Write out the material exactly. Do not include the pictures.

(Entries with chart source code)
━━━━━━━━━━
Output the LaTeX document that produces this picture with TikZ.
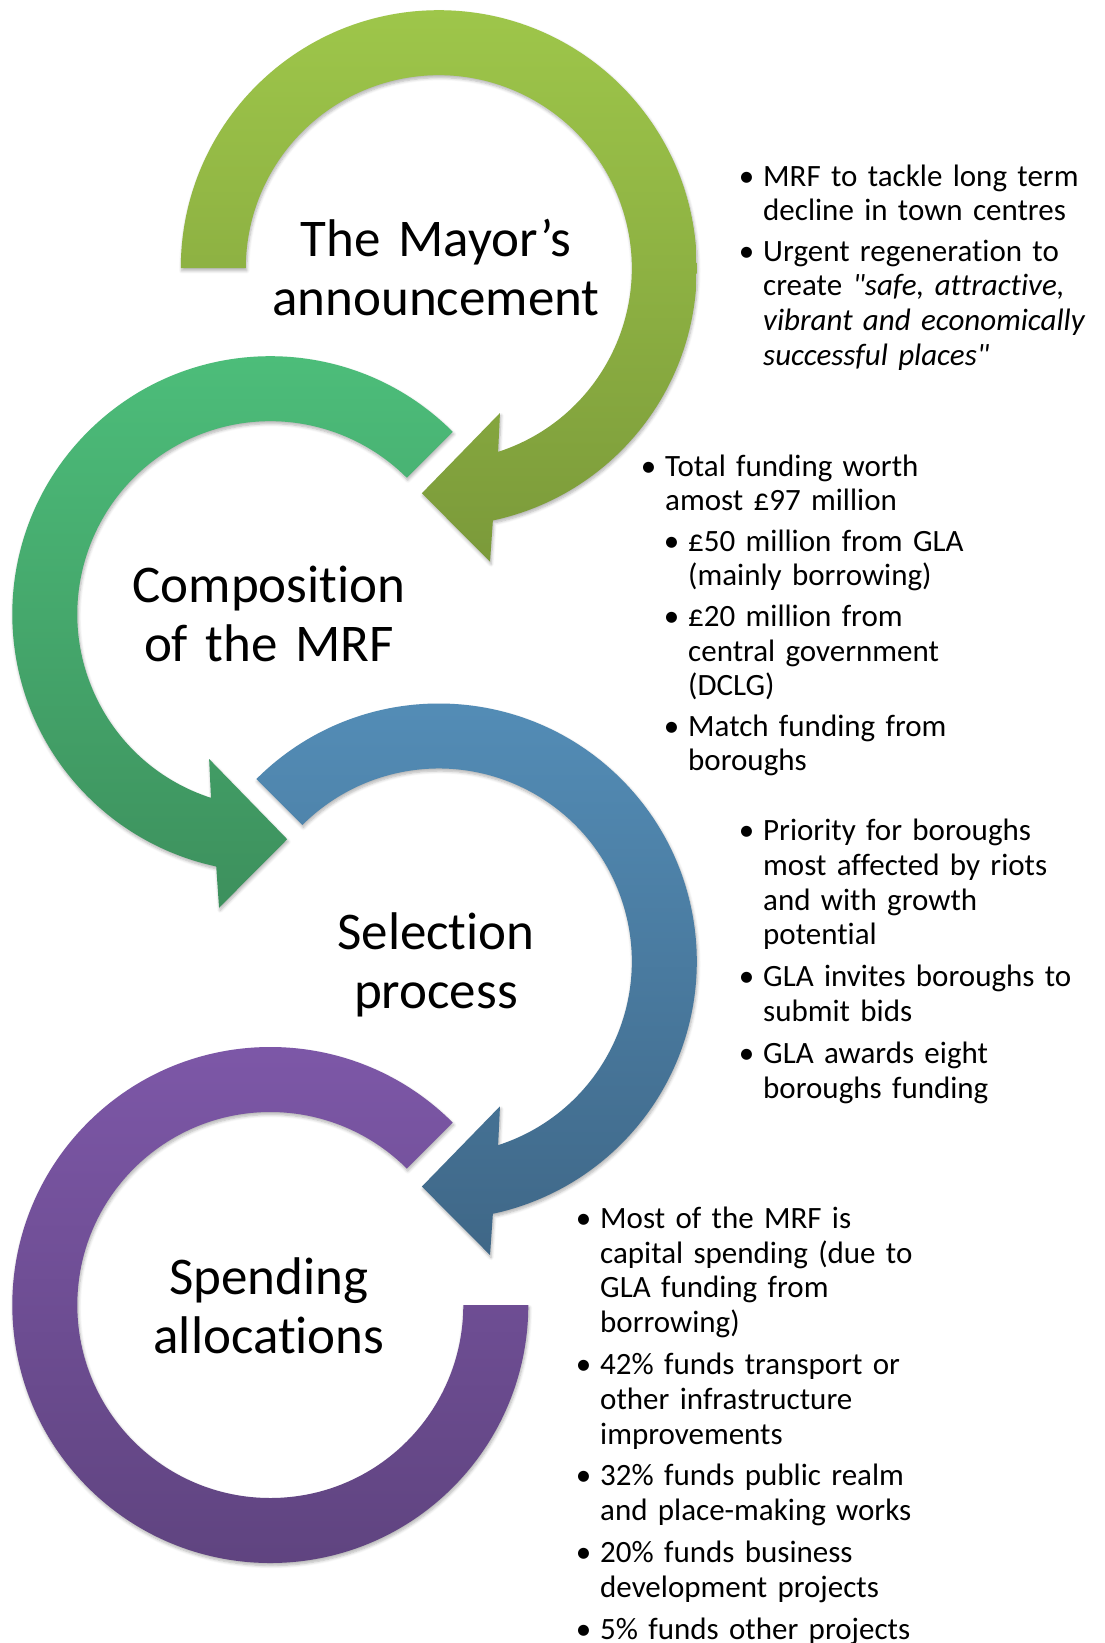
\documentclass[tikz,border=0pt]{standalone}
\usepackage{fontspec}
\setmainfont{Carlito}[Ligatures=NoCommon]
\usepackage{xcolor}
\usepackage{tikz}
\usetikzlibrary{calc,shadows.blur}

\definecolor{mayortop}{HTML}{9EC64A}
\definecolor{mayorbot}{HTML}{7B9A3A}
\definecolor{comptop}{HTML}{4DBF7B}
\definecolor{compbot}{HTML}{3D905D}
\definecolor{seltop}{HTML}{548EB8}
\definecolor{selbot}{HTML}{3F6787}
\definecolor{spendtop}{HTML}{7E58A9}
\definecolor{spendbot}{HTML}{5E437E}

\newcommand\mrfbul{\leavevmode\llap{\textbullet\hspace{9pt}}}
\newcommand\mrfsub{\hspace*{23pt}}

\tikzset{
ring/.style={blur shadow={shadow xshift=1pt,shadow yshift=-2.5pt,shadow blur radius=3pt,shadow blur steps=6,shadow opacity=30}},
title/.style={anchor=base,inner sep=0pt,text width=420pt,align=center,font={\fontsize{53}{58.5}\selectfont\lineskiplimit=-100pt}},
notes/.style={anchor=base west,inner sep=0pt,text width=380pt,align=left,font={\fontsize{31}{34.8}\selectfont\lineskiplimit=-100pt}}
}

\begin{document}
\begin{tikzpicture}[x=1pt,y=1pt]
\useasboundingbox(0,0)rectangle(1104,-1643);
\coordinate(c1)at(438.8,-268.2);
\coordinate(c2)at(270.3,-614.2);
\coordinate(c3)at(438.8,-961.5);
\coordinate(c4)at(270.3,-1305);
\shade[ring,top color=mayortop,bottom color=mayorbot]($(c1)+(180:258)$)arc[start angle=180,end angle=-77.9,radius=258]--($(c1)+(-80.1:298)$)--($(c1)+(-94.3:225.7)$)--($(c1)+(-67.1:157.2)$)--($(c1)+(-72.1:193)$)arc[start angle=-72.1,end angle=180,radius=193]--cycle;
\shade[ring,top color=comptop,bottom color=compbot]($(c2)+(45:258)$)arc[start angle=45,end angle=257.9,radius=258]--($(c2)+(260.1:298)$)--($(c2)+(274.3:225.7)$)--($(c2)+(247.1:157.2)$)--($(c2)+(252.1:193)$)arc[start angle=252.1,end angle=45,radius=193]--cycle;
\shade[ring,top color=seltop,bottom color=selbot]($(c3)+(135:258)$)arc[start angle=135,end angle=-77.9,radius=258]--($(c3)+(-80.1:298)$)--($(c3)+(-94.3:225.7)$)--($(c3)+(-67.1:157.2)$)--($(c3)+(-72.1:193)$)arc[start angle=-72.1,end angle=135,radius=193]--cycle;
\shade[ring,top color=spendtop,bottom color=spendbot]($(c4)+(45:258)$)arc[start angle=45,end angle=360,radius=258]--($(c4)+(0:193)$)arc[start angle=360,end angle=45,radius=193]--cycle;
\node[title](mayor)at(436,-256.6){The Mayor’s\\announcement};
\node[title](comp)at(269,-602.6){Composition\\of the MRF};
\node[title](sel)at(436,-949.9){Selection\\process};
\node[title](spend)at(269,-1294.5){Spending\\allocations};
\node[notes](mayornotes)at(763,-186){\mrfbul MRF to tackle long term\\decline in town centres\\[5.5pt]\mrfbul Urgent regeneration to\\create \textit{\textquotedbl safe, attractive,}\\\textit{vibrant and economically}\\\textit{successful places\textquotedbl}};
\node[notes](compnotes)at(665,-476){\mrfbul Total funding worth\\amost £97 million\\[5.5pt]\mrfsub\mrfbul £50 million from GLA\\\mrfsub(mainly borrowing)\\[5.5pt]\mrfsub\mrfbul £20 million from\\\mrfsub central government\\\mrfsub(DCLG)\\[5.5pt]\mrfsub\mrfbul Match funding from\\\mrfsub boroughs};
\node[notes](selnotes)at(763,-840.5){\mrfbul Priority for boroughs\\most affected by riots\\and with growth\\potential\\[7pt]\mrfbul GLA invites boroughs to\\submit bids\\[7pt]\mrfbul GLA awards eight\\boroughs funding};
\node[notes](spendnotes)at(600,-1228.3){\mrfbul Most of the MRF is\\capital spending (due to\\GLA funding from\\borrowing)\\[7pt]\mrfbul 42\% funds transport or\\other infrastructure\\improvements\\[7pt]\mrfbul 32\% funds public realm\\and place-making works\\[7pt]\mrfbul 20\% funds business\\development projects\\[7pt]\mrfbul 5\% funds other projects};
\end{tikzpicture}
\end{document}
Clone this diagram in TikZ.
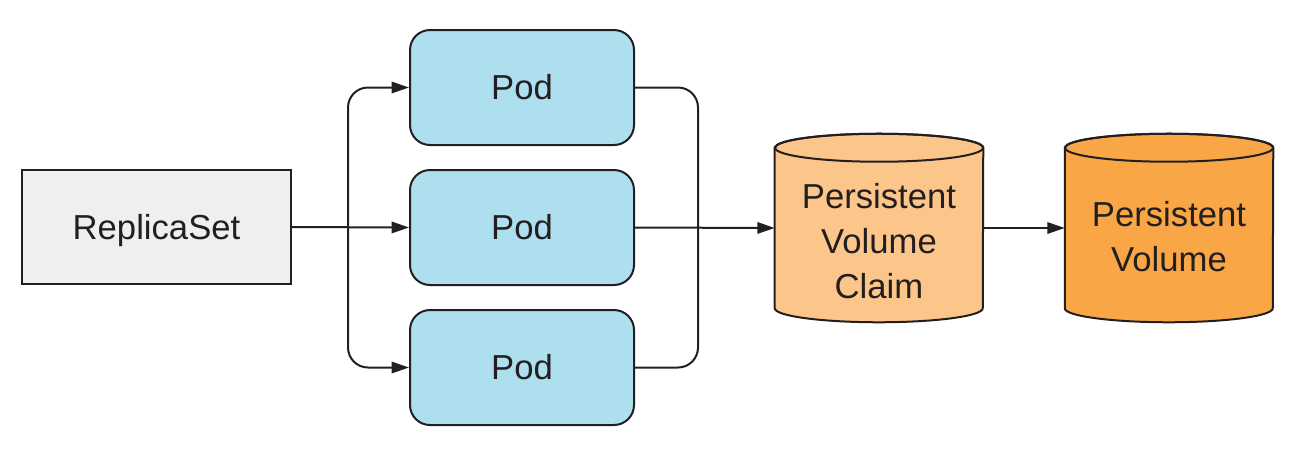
━━━━━━━━━━
— RESULT —
Output the LaTeX document that produces this picture with TikZ.
\documentclass[tikz,border=0pt]{standalone}
\usepackage{fontspec}
\setmainfont{Carlito}[Ligatures=NoCommon]
\usepackage{xcolor}
\usepackage{tikz}
\usetikzlibrary{calc,shadows.blur}

\definecolor{mayortop}{HTML}{9EC64A}
\definecolor{mayorbot}{HTML}{7B9A3A}
\definecolor{comptop}{HTML}{4DBF7B}
\definecolor{compbot}{HTML}{3D905D}
\definecolor{seltop}{HTML}{548EB8}
\definecolor{selbot}{HTML}{3F6787}
\definecolor{spendtop}{HTML}{7E58A9}
\definecolor{spendbot}{HTML}{5E437E}

\newcommand\mrfbul{\leavevmode\llap{\textbullet\hspace{9pt}}}
\newcommand\mrfsub{\hspace*{23pt}}

\tikzset{
ring/.style={blur shadow={shadow xshift=1pt,shadow yshift=-2.5pt,shadow blur radius=3pt,shadow blur steps=6,shadow opacity=30}},
title/.style={anchor=base,inner sep=0pt,text width=420pt,align=center,font={\fontsize{53}{58.5}\selectfont\lineskiplimit=-100pt}},
notes/.style={anchor=base west,inner sep=0pt,text width=380pt,align=left,font={\fontsize{31}{34.8}\selectfont\lineskiplimit=-100pt}}
}

\begin{document}
\begin{tikzpicture}[x=1pt,y=1pt]
\useasboundingbox(0,0)rectangle(1104,-1643);
\coordinate(c1)at(438.8,-268.2);
\coordinate(c2)at(270.3,-614.2);
\coordinate(c3)at(438.8,-961.5);
\coordinate(c4)at(270.3,-1305);
\shade[ring,top color=mayortop,bottom color=mayorbot]($(c1)+(180:258)$)arc[start angle=180,end angle=-77.9,radius=258]--($(c1)+(-80.1:298)$)--($(c1)+(-94.3:225.7)$)--($(c1)+(-67.1:157.2)$)--($(c1)+(-72.1:193)$)arc[start angle=-72.1,end angle=180,radius=193]--cycle;
\shade[ring,top color=comptop,bottom color=compbot]($(c2)+(45:258)$)arc[start angle=45,end angle=257.9,radius=258]--($(c2)+(260.1:298)$)--($(c2)+(274.3:225.7)$)--($(c2)+(247.1:157.2)$)--($(c2)+(252.1:193)$)arc[start angle=252.1,end angle=45,radius=193]--cycle;
\shade[ring,top color=seltop,bottom color=selbot]($(c3)+(135:258)$)arc[start angle=135,end angle=-77.9,radius=258]--($(c3)+(-80.1:298)$)--($(c3)+(-94.3:225.7)$)--($(c3)+(-67.1:157.2)$)--($(c3)+(-72.1:193)$)arc[start angle=-72.1,end angle=135,radius=193]--cycle;
\shade[ring,top color=spendtop,bottom color=spendbot]($(c4)+(45:258)$)arc[start angle=45,end angle=360,radius=258]--($(c4)+(0:193)$)arc[start angle=360,end angle=45,radius=193]--cycle;
\node[title](mayor)at(436,-256.6){The Mayor’s\\announcement};
\node[title](comp)at(269,-602.6){Composition\\of the MRF};
\node[title](sel)at(436,-949.9){Selection\\process};
\node[title](spend)at(269,-1294.5){Spending\\allocations};
\node[notes](mayornotes)at(763,-186){\mrfbul MRF to tackle long term\\decline in town centres\\[5.5pt]\mrfbul Urgent regeneration to\\create \textit{\textquotedbl safe, attractive,}\\\textit{vibrant and economically}\\\textit{successful places\textquotedbl}};
\node[notes](compnotes)at(665,-476){\mrfbul Total funding worth\\amost £97 million\\[5.5pt]\mrfsub\mrfbul £50 million from GLA\\\mrfsub(mainly borrowing)\\[5.5pt]\mrfsub\mrfbul £20 million from\\\mrfsub central government\\\mrfsub(DCLG)\\[5.5pt]\mrfsub\mrfbul Match funding from\\\mrfsub boroughs};
\node[notes](selnotes)at(763,-840.5){\mrfbul Priority for boroughs\\most affected by riots\\and with growth\\potential\\[7pt]\mrfbul GLA invites boroughs to\\submit bids\\[7pt]\mrfbul GLA awards eight\\boroughs funding};
\node[notes](spendnotes)at(600,-1228.3){\mrfbul Most of the MRF is\\capital spending (due to\\GLA funding from\\borrowing)\\[7pt]\mrfbul 42\% funds transport or\\other infrastructure\\improvements\\[7pt]\mrfbul 32\% funds public realm\\and place-making works\\[7pt]\mrfbul 20\% funds business\\development projects\\[7pt]\mrfbul 5\% funds other projects};
\end{tikzpicture}
\end{document}
Clone this diagram in TikZ.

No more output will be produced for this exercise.